With its unremarkable score and dated soft rock soundtrack, and the slick but dated music video visuals, this sequel is a world away from the dark, forbidding, downbeat arthouse ambience of the Cronenberg original and is clearly going for as mainstream a horror/action audience as possible. The acting is also much more comic book and exaggerated in style. The actor playing Drak is fitted with a pair of ridiculous false teeth that make it quite hard to take him seriously as a villain and he gets some rib-tickling dialogue that includes a few chucklesome double entendres (‘I’m gonna suck you dry, pretty boy’); while the young David Hewlett (“Stargate: Atlantis”), the actor playing the protagonist, is easy to accept as the child of Cameron Vale since he is almost as charisma-free here as Stephen Lack from the first film!
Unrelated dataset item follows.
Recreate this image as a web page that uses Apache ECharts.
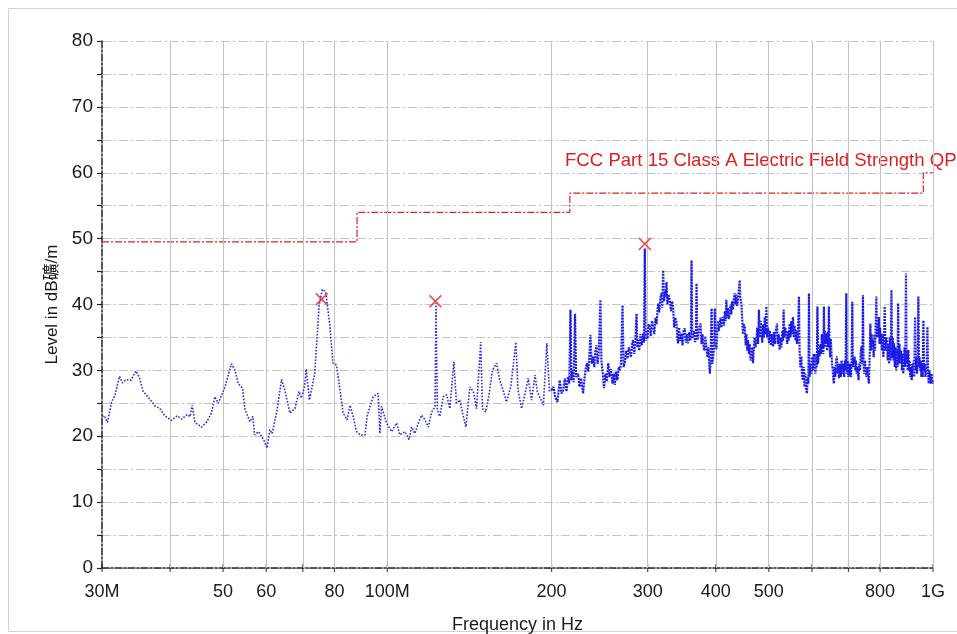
<!DOCTYPE html>
<html><head><meta charset="utf-8">
<script src="https://cdn.jsdelivr.net/npm/echarts@6/dist/echarts.min.js"></script>
<style>html,body{margin:0;padding:0;background:#fff}#c{width:957px;height:634px}</style>
</head><body><div id="c"></div>
<script>
// ---- data (frequency in MHz, level in dBµV/m) ----
const traceLow = [[30.0,23.0],[30.3,23.1],[30.7,22.1],[31.25,25.2],[31.7,26.3],[32.3,29.1],[32.7,28.1],[33.2,28.6],[33.9,28.5],[34.6,29.9],[35.1,29.0],[35.7,26.8],[36.4,26.0],[37.5,24.6],[38.3,24.2],[39.1,23.1],[40.2,22.4],[41.2,23.1],[42.0,22.6],[43.0,23.3],[43.5,23.0],[43.9,24.7],[44.4,22.1],[45.7,21.4],[46.7,22.2],[47.6,23.5],[48.3,26.0],[49.0,25.0],[50.4,27.5],[51.8,31.0],[52.6,30.0],[53.3,28.0],[54.3,27.3],[54.8,24.2],[55.4,23.2],[56.0,22.2],[56.7,23.0],[57.1,20.2],[58.1,20.7],[59.4,19.4],[60.2,18.2],[60.9,21.0],[61.5,20.4],[62.8,24.0],[64.0,28.6],[64.9,27.0],[66.3,23.5],[67.7,24.2],[68.9,26.8],[69.6,25.8],[70.5,27.5],[71.0,30.2],[72.0,25.5],[73.6,29.5],[75.0,39.9],[76.0,42.3],[77.1,41.9],[78.4,37.1],[79.5,31.1],[80.7,30.8],[81.9,27.0],[83.0,23.5],[84.4,22.5],[85.4,24.7],[86.6,23.0],[87.8,20.7],[89.3,20.2],[91.0,20.2],[91.9,23.2],[94.2,26.0],[96.2,26.5],[96.9,20.4],[97.6,24.5],[99.7,22.0],[101.8,20.7],[104.0,22.0],[105.4,20.2],[107.7,20.7],[109.6,19.5],[110.8,21.4],[112.3,20.4],[114.0,22.0],[115.6,23.2],[117.2,22.5],[118.9,21.4],[120.6,23.7],[122.3,24.5],[122.8,40.2],[123.5,24.0],[124.8,23.0],[126.6,26.0],[128.4,26.3],[130.2,24.2],[132.4,31.3],[133.9,25.0],[135.8,25.5],[137.4,23.5],[139.3,21.4],[141.7,27.5],[143.7,26.8],[145.7,24.2],[148.3,34.3],[149.4,24.2],[151.5,23.7],[153.6,26.3],[155.8,30.0],[158.5,31.1],[160.7,28.5],[163.0,27.0],[165.3,25.2],[168.4,27.5],[172.0,34.3],[173.6,27.0],[176.2,24.2],[179.4,27.0],[181.2,28.8],[183.8,25.5],[186.5,29.3],[188.3,26.8],[193.2,24.7],[196.0,34.1],[198.2,26.8],[200.0,27.0]];

const traceHigh = [[200.0,27.0],[201.6,27.5],[203,26.0],[205,25.2],[207,28.5],[208.5,26.5],[210,27.0],[211.5,28.8],[213,26.8],[214.4,29.0],
[215.5,28.0],[216.6,39.2],[217.5,28.5],[218.4,30.0],[219.5,28.2],[220.8,38.6],[221.8,29.0],[223.6,29.5],[225,27.5],[226.5,28.8],[228.4,26.5],
[230,29.0],[231.2,30.5],[232.3,31.1],[233.5,29.8],[234.5,32.0],[235.6,35.4],[236.8,31.0],[238.2,32.1],[239.5,30.5],[240.5,32.8],[241.6,33.8],[242.8,31.0],[244,32.5],[245.8,40.7],[246.8,31.5],[247.9,30.0],
[249.5,27.3],[251,29.5],[252.5,28.3],[254,31.1],[255.5,29.0],[257,30.2],[258.5,28.0],[260,29.5],[261.1,27.8],[262.5,29.8],[264,28.5],[265.5,30.5],[266.7,30.0],[268,31.0],[269.8,39.9],[271,30.5],
[272.4,31.1],[274,33.0],[275.5,31.8],[277,33.5],[278.2,33.8],[279.5,32.0],[281,34.0],[282.1,34.6],[283.5,32.5],[285,35.0],[286.2,38.6],[287.2,33.5],[288.1,34.6],[289.5,33.0],[291,35.5],[292.5,33.8],[294.3,35.6],
[295.3,34.2],[296.4,48.5],[297.4,34.5],[298.5,36.1],[299.8,34.8],[301,37.0],[302.7,36.6],[304,35.2],[305.5,37.5],[307,36.9],[308.5,35.5],[310,38.0],[311.5,37.0],
[313.5,40.2],[315,38.8],[316.5,41.0],[318,41.7],[319,39.5],[320.2,45.2],[321.5,40.5],[322.5,42.0],[323.8,41.2],[324.8,43.4],[326,40.0],[327.5,41.5],[329.3,40.7],[331,39.0],[332.5,40.5],[333.9,39.7],
[335.5,36.5],[337,38.0],[338.7,37.4],[340,35.0],[341,34.1],[342.5,36.5],[344,34.5],[345.9,35.6],[347.5,33.8],[349,36.0],[350.8,36.4],[352.5,34.2],[354,35.5],[355.8,34.1],
[357.5,35.8],[359,34.5],[360,35.4],[361,46.7],[362,34.8],[363.4,35.1],[365,36.0],[366.5,34.3],[367.8,35.5],[368.7,43.2],[369.8,34.6],[371.2,35.1],[372.5,36.2],
[375,37.1],[376.5,34.0],[378,35.5],[379.2,34.1],[381,33.0],[382.5,35.2],[384.6,35.1],[386,32.0],[387.5,33.5],[388.9,31.1],[390,29.5],[391.2,31.5],[392.8,39.4],[394,31.0],[395.4,32.1],[397,33.5],[398.3,39.4],[399.5,34.0],[401,33.2],
[402.2,35.6],[403.8,37.5],[405,36.0],[406.5,36.1],[408,38.0],[409.5,36.5],[411,37.5],[412.2,38.1],[414,36.8],[415.5,39.0],[416.8,37.5],[418.1,40.7],[419.5,38.0],[421,39.5],[422.5,37.8],[424,38.6],[425.5,40.0],[427,38.5],[428.5,40.5],[430,39.2],[431.5,40.8],
[433,41.7],[434.5,40.0],[436,41.5],[437.5,39.8],[439.2,40.7],[440.5,42.0],[442.3,43.7],[443.5,41.0],[445.5,40.2],
[447,38.0],[448.5,35.5],[450,37.0],[451.8,36.6],[453.5,33.8],[455,35.5],[456.5,33.0],[458.2,34.6],[460,32.5],[461.5,34.0],[463,31.5],[464.7,32.1],[466.5,33.5],[467.9,31.1],
[469.5,33.5],[471,35.0],[473,33.5],[474.6,34.6],[476.5,36.5],[478,34.0],[479.8,39.2],[481.2,35.0],[483,37.5],[484.7,36.1],[486.5,34.2],[488,37.0],[489.8,35.0],[491.6,38.1],[493.5,35.5],[495.1,39.7],[496.8,35.0],[498.5,36.5],[500.6,34.1],[502.5,36.0],[504.5,33.8],[506.5,35.5],[509.1,33.6],[511,35.8],[513,34.0],[515,36.0],[517.9,37.1],[519.5,34.0],[521.5,35.5],[523.5,33.1],
[525.5,35.0],[527.5,33.5],[529.5,36.0],[531,34.5],[532.4,39.2],[534,35.0],[536,36.5],[538.5,35.6],[540.5,34.0],[542.5,36.0],[544,34.5],[546.1,37.1],[548,35.0],[550,37.5],[552,35.5],[553.8,38.1],[556,35.0],[558,36.8],[560,34.5],[561.8,36.1],[563.5,34.0],[565.5,35.5],[568,41.2],
[569.5,33.0],[571.5,30.5],[573.8,32.1],[575.5,29.0],[577.7,28.5],[579.5,30.5],[581.5,27.5],[583.5,29.5],[585.5,27.0],[587.5,26.5],[589.5,29.0],[591,28.0],[592.5,41.7],[594,29.0],[596,31.0],
[598.6,29.5],[600.5,32.0],[602.5,30.0],[604.5,32.5],[607,31.1],[609,29.5],[611,32.5],[612.5,30.5],[614,39.7],[615.8,31.0],[617.8,33.0],[619.7,32.1],
[621.5,34.0],[623.5,32.5],[625.5,35.5],[627,33.5],[628.4,34.1],[629.7,32.5],[631.1,39.7],[632.5,33.5],[634,36.0],[635.8,34.0],[637.5,35.6],[639.5,33.0],[641,35.8],[642.8,33.5],[644.5,39.7],[646,34.5],[648,32.0],[649.6,34.8],[651.1,33.1],[653,31.0],
[655,30.0],[656.7,28.5],[658.3,28.0],[660,30.5],[662,29.0],[664.5,31.5],[666.7,32.1],[668.5,29.5],[670.5,31.0],[672.5,28.8],[674.2,29.0],[676,31.0],[678,29.0],[680,31.5],[682,29.5],[683.8,31.0],[685.7,30.0],[687.5,29.0],[689.5,31.5],[691.5,30.0],[693.6,41.7],[695.5,29.5],[697.5,31.5],[699.5,29.0],[701.3,31.1],[703.5,29.2],[705.5,31.0],[707.5,29.0],[709.5,31.8],[711.4,40.4],[713.2,30.5],[715,32.0],[716.7,31.0],[718.4,32.1],[720.5,30.0],[722.5,31.5],[724.5,29.5],[726.5,30.5],[728.5,29.5],[730.5,28.5],[732.5,31.0],[735,30.0],[737,32.5],[739.1,33.6],[741,31.0],[742.5,32.5],[744.1,41.4],[746,31.0],[748,29.5],[750.5,31.5],[752.7,30.0],
[755,29.0],[757.5,30.5],[760,29.0],[763.2,28.0],[765.5,32.0],[767.7,37.1],[769.5,33.0],[771.5,35.5],[774,33.5],[776.2,34.6],[778.5,32.0],[781,35.5],[783,33.0],[785,36.5],[787.4,41.2],[789.5,35.0],[791.5,37.0],[794,35.0],[796.1,38.1],[798,34.0],[800,36.5],[802,34.0],[804.2,35.6],
[806.5,33.0],[808.5,35.5],[811,32.0],[813.5,34.5],[815.6,39.7],[818,33.0],[820.5,35.0],[823.6,34.6],[826,31.5],[828.5,34.0],[831,31.0],[833.5,35.0],[836.5,31.5],[839.2,42.2],[841.5,32.0],[844,35.0],[846,31.5],[848.5,34.1],[851,30.5],[853.5,33.5],[856,30.0],[858.5,33.0],[861,30.5],[863.2,40.2],[865.5,31.0],[868,34.0],[870,31.5],
[872.1,31.1],[874.5,33.0],[877,30.0],[879.5,32.5],[882,29.5],[884.6,31.1],[887,33.5],[889.5,30.5],[892.2,44.7],[894.5,31.0],[897,33.1],[899,30.0],[901,33.1],[903.5,30.0],[906,31.5],[908.5,29.0],[911,30.5],[914.1,28.5],
[916.5,31.0],[919,29.0],[921.5,31.5],[924,29.0],[927,38.1],[929.5,30.0],[932,32.0],[934.5,29.5],[937.5,31.5],[940.1,41.2],[942.5,30.5],[944.5,32.0],[946.9,30.0],[949.5,31.5],[952,29.0],[955,31.0],[957.5,29.0],[960.3,37.6],[963,30.0],[966,31.0],[968.5,29.0],[971.3,29.0],[974,30.5],[976.7,36.6],[979.5,29.5],[982,28.0],[985,30.0],[987.9,29.0],[991,28.0],[994,29.5],[997,28.0],[1000,28.5]];

const limitSteps = [[30,49.5],[88,54],[216,56.9],[960,60],[1000,60]];
const peaks = [[75.8,40.8],[122.5,40.5],[296.4,49.2]];
const gridFreqs = [40,50,60,70,80,100,200,300,400,500,600,700,800,1000];
const tickFreqs = [30,40,50,60,70,80,100,200,300,400,500,600,700,800,1000];
const labelFreqs = [30,50,60,80,100,200,300,400,500,800,1000];
const labelNames = {30:'30M',100:'100M',1000:'1G'};
const limitName = 'FCC Part 15 Class A Electric Field Strength QP';
const yTitle = 'Level in dB礦/m';
const xTitle = 'Frequency in Hz';

// ---- chart ----
const FONT = "'Liberation Sans', Arial, 'Noto Sans CJK JP', sans-serif";
const chart = echarts.init(document.getElementById('c'), null, {renderer:'canvas'});

const gridLines = gridFreqs.map(f => ({xAxis: f, label: {show: labelFreqs.indexOf(f) >= 0}}));
labelFreqs.forEach(f => { if (gridFreqs.indexOf(f) < 0) gridLines.push({xAxis: f, lineStyle:{color:'rgba(255,255,255,0)'}, label:{show:true}}); });

const xSymbol = 'path://M0,0.9L0.9,0L5,4.1L9.1,0L10,0.9L5.9,5L10,9.1L9.1,10L5,5.9L0.9,10L0,9.1L4.1,5Z';

chart.setOption({
  animation: false,
  backgroundColor: '#fff',
  grid: {left: 102, right: 24, top: 41, bottom: 66, containLabel: false, outerBoundsMode: 'none'},
  xAxis: {
    type: 'log', logBase: 10, min: 30, max: 1000,
    name: xTitle, nameLocation: 'middle', nameGap: 48,
    nameTextStyle: {fontFamily: FONT, fontSize: 18, color: '#1a1a1a'},
    axisLine: {show: true, onZero: false, lineStyle: {color: '#222', width: 1.5, type: [7,2,2,2]}},
    axisTick: {show: false}, axisLabel: {show: false},
    splitLine: {show: false}, minorSplitLine: {show: false}
  },
  yAxis: {
    type: 'value', min: 0, max: 80, interval: 5,
    name: yTitle, nameLocation: 'middle', nameGap: 37, nameRotate: 90,
    nameTextStyle: {fontFamily: FONT, fontSize: 17, color: '#1a1a1a'},
    axisLine: {show: true, lineStyle: {color: '#222', width: 1.5, type: [7,2,2,2]}},
    axisTick: {show: true, length: 5, lineStyle: {color: '#222', width: 1.2}},
    axisLabel: {fontFamily: FONT, fontSize: 19, color: '#1a1a1a', margin: 9,
      formatter: v => (v % 10 === 0 ? String(v) : '')},
    splitLine: {show: true, lineStyle: {color: '#c4c4c4', width: 1, type: [9,3,2,3]}}
  },
  graphic: [
    {type: 'rect', shape: {x: 8.5, y: 8.5, width: 1000, height: 623}, style: {fill: 'none', stroke: '#d2d2d2', lineWidth: 1}, silent: true, z: -1},
    {type: 'text', left: 565, top: 151, style: {text: limitName, fill: '#e02020', font: "18.6px 'Liberation Sans', Arial, sans-serif"}, silent: true}
  ],
  series: [
    {
      name: 'grid', type: 'line', data: [], z: 1, silent: true,
      markLine: {
        silent: true, symbol: ['none','none'], animation: false,
        lineStyle: {color: '#c2c2c2', width: 1, type: 'solid'},
        label: {position: 'start', distance: 15, fontFamily: FONT, fontSize: 18, color: '#1a1a1a',
          formatter: p => labelNames[p.value] || String(p.value)},
        emphasis: {disabled: true},
        data: gridLines
      }
    },
    {
      name: 'ticks', type: 'scatter', data: tickFreqs.map(f => [f, 0]), clip: false, silent: true, z: 3,
      symbol: 'rect', symbolSize: [1.2, 8], itemStyle: {color: '#222'}
    },
    {
      name: 'limit', type: 'line', step: 'end', data: limitSteps, showSymbol: false, z: 4, silent: true,
      lineStyle: {color: '#e02020', width: 1.2, type: [7,2,2,2]}
    },
    {
      name: 'traceLow', type: 'line', data: traceLow, showSymbol: false, z: 5, silent: true,
      lineStyle: {color: '#2828e6', width: 1.6, type: 'dotted'}
    },
    {
      name: 'traceHigh', type: 'line', data: traceHigh, showSymbol: false, z: 5, silent: true,
      lineStyle: {color: '#1c1ce8', width: 2.2, type: [2,1]}
    },
    {
      name: 'peaks', type: 'scatter', data: peaks, symbol: xSymbol, symbolSize: 13, z: 6, silent: true,
      itemStyle: {color: '#e8232d'}
    }
  ]
});
</script></body></html>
The movie plays more like a remake of the original, and the structure of the plot is also the same; but despite its predictability and pulpy style one cannot say that it is hugely bad or unentertaining. The special effects are also rather good -- they tend to be based on the original film but push things to rubbery extremes so that not only do we get exploding heads and the like, but also quite a few outrageous scenes of psychically induced mutilation: one character has his head and face twisted and morphed into a bizarre version of the elephant man by the protagonist's scanning powers! The film is basically lightweight fluff, but enjoyable lightweight fluff all the same, featuring many well-handled action sequences and a few instances of gory excess, although you have to wait some time for them to emerge. The art direction attempts to mimic the stylised look of Michael Mann’s “Manhunter”, with the Morse Institute looking as though it was filmed at a similar location to the museum of modern art that was used for the prison exteriors and reception area in the latter film.
“Scanners II: The New Order” comes to Blu-ray in a bare bones edition featuring only the film and no extras. The transfer is good but doesn’t stand out as being a vast improvement on previous DVD editions, and the audio tracks featured include DTS HDMA 5.0 and a PCM 2.0 stereo options.